Rate Per Micro-Batch Data Source

Rate Per Micro-Batch Data Source provides a consistent number of rows per microbatch.

From this commit:

This proposes to introduce a new data source having short name as "rate-micro-batch", which produces similar input rows as "rate" (increment long values with timestamps), but ensures that each micro-batch has a "predictable" set of input rows.

"rate-micro-batch" data source receives a config to specify the number of rows per micro-batch, which defines the set of input rows for further micro-batches. For example, if the number of rows per micro-batch is set to 1000, the first batch would have 1000 rows having value range as 0~999, the second batch would have 1000 rows having value range as 1000~1999, and so on.
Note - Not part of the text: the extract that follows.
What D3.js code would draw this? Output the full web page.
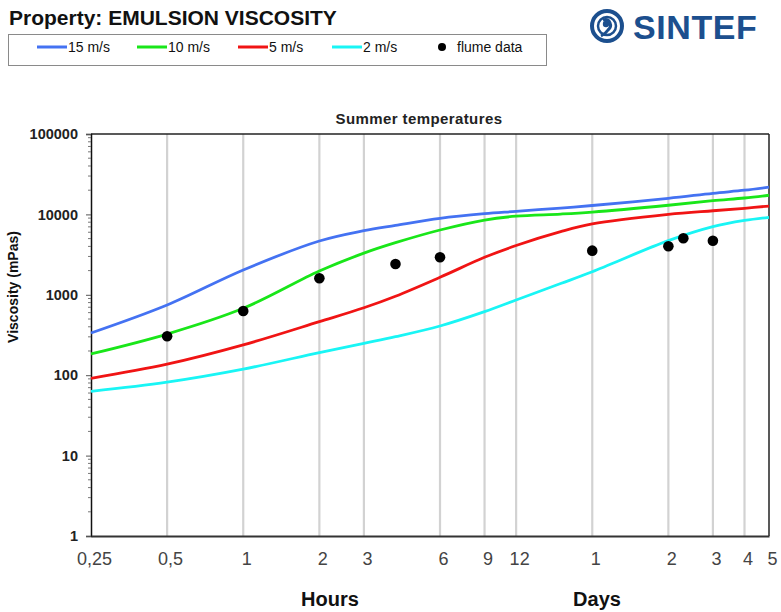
<!DOCTYPE html>
<html><head><meta charset="utf-8">
<script src="https://cdn.jsdelivr.net/npm/d3@7"></script>
<style>
body{margin:0;background:#fff;}
svg{display:block;font-family:Arial,"Liberation Sans",sans-serif;}
</style></head><body>
<svg id="c" width="781" height="612"></svg>
<script>
// time in hours
const hours = [0.25, 0.5, 1, 2, 3, 4, 6, 9, 12, 18, 24, 48, 72, 96, 120];
const v15 = [335, 747, 2034, 4670, 6270, 7300, 8940, 10200, 10900, 12000, 12900, 15850, 18300, 20000, 21800];
const v10 = [184, 325, 679, 1977, 3300, 4450, 6400, 8510, 9500, 10100, 10700, 13000, 14800, 16000, 17300];
const v5  = [91.5, 137, 238, 463, 690, 960, 1650, 2925, 4100, 6090, 7600, 10000, 11100, 11900, 12700];
const v2  = [63, 82, 119, 191, 249, 301, 409, 617, 861, 1380, 1937, 4710, 7030, 8400, 9200];
const flumeHours = [0.5, 1, 2, 4, 6, 24, 48, 55, 72];
const flumeVals  = [305, 629, 1604, 2416, 2925, 3540, 4010, 5040, 4710];
const seriesNames = ["15 m/s", "10 m/s", "5 m/s", "2 m/s"];
const seriesColors = ["#4472f2", "#19e619", "#f01414", "#19f5f5"];
const xTickHours = [0.25, 0.5, 1, 2, 3, 6, 9, 12, 24, 48, 72, 96, 120];
const xTickLabels = ["0,25", "0,5", "1", "2", "3", "6", "9", "12", "1", "2", "3", "4", "5"];
const yMajor = [1, 10, 100, 1000, 10000, 100000];

const svg = d3.select("#c");
const L = 91, R = 769, T = 134, B = 536;
const x = d3.scaleLog().domain([0.25, 120]).range([L, R]);
const y = d3.scaleLog().domain([1, 100000]).range([B, T]);

// title
svg.append("text").attr("x", 9).attr("y", 25).attr("font-size", 21).attr("font-weight", "bold")
  .attr("fill", "#111").text("Property: EMULSION VISCOSITY");

// legend box
svg.append("rect").attr("x", 8.5).attr("y", 34.5).attr("width", 538).attr("height", 31)
  .attr("fill", "#fff").attr("stroke", "#8a8a8a");
const legX = [37, 137, 238, 332];
seriesNames.forEach((n, i) => {
  svg.append("line").attr("x1", legX[i]).attr("x2", legX[i] + 30).attr("y1", 47).attr("y2", 47)
    .attr("stroke", seriesColors[i]).attr("stroke-width", 3);
  svg.append("text").attr("x", legX[i] + 31).attr("y", 52).attr("font-size", 14).attr("fill", "#111").text(n);
});
svg.append("circle").attr("cx", 442).attr("cy", 47).attr("r", 4).attr("fill", "#000");
svg.append("text").attr("x", 457).attr("y", 52).attr("font-size", 14).attr("fill", "#111").text("flume data");

// SINTEF logo
const logo = svg.append("g").attr("fill", "none").attr("stroke", "#1c4f8e");
logo.append("circle").attr("cx", 607).attr("cy", 26).attr("r", 15).attr("stroke-width", 4);
logo.append("circle").attr("cx", 607).attr("cy", 26).attr("r", 9).attr("stroke-width", 2.5);
logo.append("path").attr("d", "M603,20 C610,18 613,26 608,30 C606,33 603,35 601,36")
  .attr("stroke-width", 3);
svg.append("circle").attr("cx", 606).attr("cy", 24).attr("r", 3.2).attr("fill", "#1c4f8e");
svg.append("text").attr("x", 633).attr("y", 39).attr("font-size", 34).attr("font-weight", "bold")
  .attr("fill", "#1c4f8e").attr("letter-spacing", 0.6).text("SINTEF");

// chart title
svg.append("text").attr("x", 419).attr("y", 124).attr("text-anchor", "middle").attr("font-size", 15)
  .attr("font-weight", "bold").attr("fill", "#222").attr("letter-spacing", 0.4).text("Summer temperatures");

// gridlines
svg.append("g").selectAll("line").data(xTickHours.slice(1, -1)).join("line")
  .attr("x1", d => x(d)).attr("x2", d => x(d)).attr("y1", T).attr("y2", B)
  .attr("stroke", "#d2d2d2").attr("stroke-width", 2.2);

// frame top/right
svg.append("line").attr("x1", L).attr("x2", R).attr("y1", T).attr("y2", T).attr("stroke", "#222").attr("stroke-width", 1.5);
svg.append("line").attr("x1", R).attr("x2", R).attr("y1", T).attr("y2", B).attr("stroke", "#222").attr("stroke-width", 1.5);

// y axis
const yMinor = [];
for (let e = 0; e < 5; e++) for (let m = 2; m <= 9; m++) yMinor.push(m * Math.pow(10, e));
const ya = svg.append("g").attr("transform", `translate(${L},0)`)
  .call(d3.axisLeft(y).tickValues(yMajor).tickSize(5).tickPadding(8).tickFormat(d3.format("d")));
ya.select(".domain").attr("stroke", "#111").attr("stroke-width", 1.5);
ya.selectAll(".tick line").attr("stroke", "#555");
ya.selectAll(".tick text").attr("font-size", 14.5).attr("font-weight", "bold").attr("fill", "#222")
  .attr("font-family", "Arial,'Liberation Sans',sans-serif");
svg.append("g").selectAll("line").data(yMinor).join("line")
  .attr("x1", L - 3).attr("x2", L).attr("y1", d => y(d)).attr("y2", d => y(d))
  .attr("stroke", "#777").attr("stroke-width", 1);

// x axis
const xa = svg.append("g").attr("transform", `translate(0,${B})`)
  .call(d3.axisBottom(x).tickValues(xTickHours).tickSize(0).tickPadding(16)
    .tickFormat((d, i) => xTickLabels[i]));
xa.select(".domain").attr("stroke", "#333").attr("stroke-width", 2);
xa.selectAll(".tick text").attr("font-size", 18).attr("fill", "#444").attr("dx", 3)
  .attr("font-family", "Arial,'Liberation Sans',sans-serif");

svg.append("text").attr("x", 330).attr("y", 606).attr("text-anchor", "middle").attr("font-size", 20)
  .attr("font-weight", "bold").attr("fill", "#111").text("Hours");
svg.append("text").attr("x", 597).attr("y", 606).attr("text-anchor", "middle").attr("font-size", 20)
  .attr("font-weight", "bold").attr("fill", "#111").text("Days");

svg.append("text").attr("transform", "translate(18,287) rotate(-90)").attr("text-anchor", "middle")
  .attr("font-size", 14).attr("font-weight", "bold").attr("fill", "#111").text("Viscosity (mPas)");

// lines
const line = d3.line().x(d => x(d[0])).y(d => y(d[1])).curve(d3.curveCatmullRom.alpha(0.5));
[v15, v10, v5, v2].forEach((vals, i) => {
  svg.append("path").datum(hours.map((h, j) => [h, vals[j]])).attr("d", line)
    .attr("fill", "none").attr("stroke", seriesColors[i]).attr("stroke-width", 2.8);
});

// flume data
svg.append("g").selectAll("circle").data(flumeHours.map((h, i) => [h, flumeVals[i]])).join("circle")
  .attr("cx", d => x(d[0])).attr("cy", d => y(d[1])).attr("r", 5.3).attr("fill", "#000");
</script>
</body></html>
This characteristic brings different use cases compared to rate data source, as we can't predict the input rows for rate data source like this.

For generated time (timestamp column), the data source applies the same mechanism to make the value of column be predictable. startTimestamp option defines the starting value of generated time, and advanceMillisPerBatch option defines how much time the generated time should advance per micro-batch. All input rows in the same micro-batch will have same timestamp.

Rate Per Micro-Batch data source is a new feature of Apache Spark 3.3.0 (SPARK-37062).

Internals

Rate Per Micro-Batch Data Source is registered by RatePerMicroBatchProvider to be available under rate-micro-batch alias.

RatePerMicroBatchProvider uses RatePerMicroBatchTable as the Table (Spark SQL).

When requested for a MicroBatchStream, RatePerMicroBatchTable creates a RatePerMicroBatchStream with extra support for Trigger.AvailableNow mode.

Rate Per Micro-Batch Data Source supports options (esp. rowsPerBatch and advanceMillisPerBatch for Trigger.AvailableNow mode).